Wednesday, July 05, 2006

Fixing Mexico

Mexico's presidential election seems to be earily similar to the 2000 presidential election in the U.S. Conservative Felipe Calderon appears to have won a very narrow victory over his main opponent, leftist Andres Manuel Lopez Obrador, but Lopez Obrador now demands a recount of the votes. Still, it appears likely that Calderon will be the ultimate winner.

Given the controversy in the U.S. over the large flow of illegal immigrants coming in from Mexico, many Americans have demanded that Mexico fix its economy so fewer Mexicans feel the need to emigrate.

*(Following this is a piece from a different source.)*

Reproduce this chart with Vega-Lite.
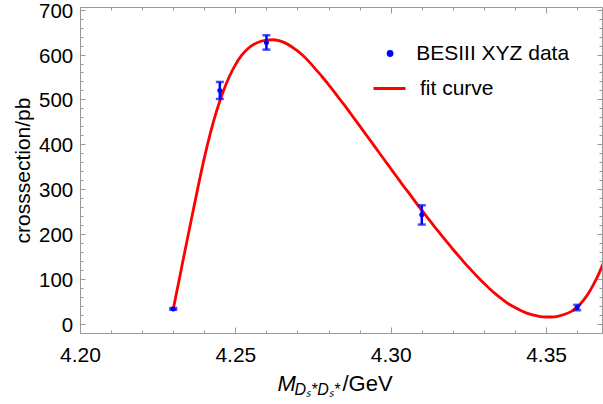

Mexico's economy have been disappointingly weak for the last few decades. While for example South Korea have seen its relative income level rise from 20% of the U.S. level in 1980 to 48% in 2003 (Rising above 50% in 2005), Mexico have in fact fallen further behind the U.S., from having a per capita income at 34% of the U.S. level in 1980 to 24%.

Some may attribute the weak performance of Mexico relative South Korea to Hispanic culture being less focused on thrift and education than Confucian North East Asian ( Japanese, Korean, Chinese) culture. And this is clearly part of the story. But this would not explain why Mexico have also trailed Chile, whose relative per capita income rose from 20% of the American level in 1980 to 28% in 2003.

Chile's upswing of course came after the radical free market reforms implemented under former dictator General Augusto Pinochet. But in what way is Mexico's economic system more statist and inferior than that of Chile or South Korea? Taxes and government spending is no higher in Mexico than in Chile or South Korea. It is mainly a question of a highly corrupt justice system and destructive regulations. As Deroy Murdock put it:

"Registering a Mexican business takes 58 days, versus 48 in China, 27 in Chile, 22 in South Korea, and five here. During nearly two months of procedures, Mexican officials have numerous opportunities to encourage “tips” to speed things along. Mexico’s Private Sector Center for Economic Studies calculates that, in 2004, 34 percent of businesses paid “extra-official” sums to functionaries and parliamentarians totaling $11.2 billion. As the late Carlos Hank Gonzalez — Mexico City’s once-humble, eventually loaded, former mayor — put it: “Show me a politician who is poor, and I will show you a poor politician.”

Among 159 nations Transparency International surveyed last year, Mexico is the 65th most honest place to do business, tied with Ghana. While America is 17th (a pathetic showing, incidentally, for Earth’s leading economy), Chile and Japan tie for 21st, while South Korea and Italy tie for 40th. Businessmen in this poll perceive even Cuba, No. 59, as less corrupt than Mexico."

Moreover, Mexico's most important sector, the oil industry, is 100% controlled by the state-owned Pemex, who is notorius for failing to exploit Mexico's oil resources, something which is particularly disastrous given today's super high oil prices.

That Calderon, who seems to better grasp what the problems are and how to fix them now seems to win is good. However, because the Mexican parliament will be controlled by opposition parties, his ability to deal with the problems will be limited. 6 years ago, the now outgoing president Vicente Fox said largely the same things as Calderon have been saying now, but because of the opposition control over the Mexican parliament, there has been little progress.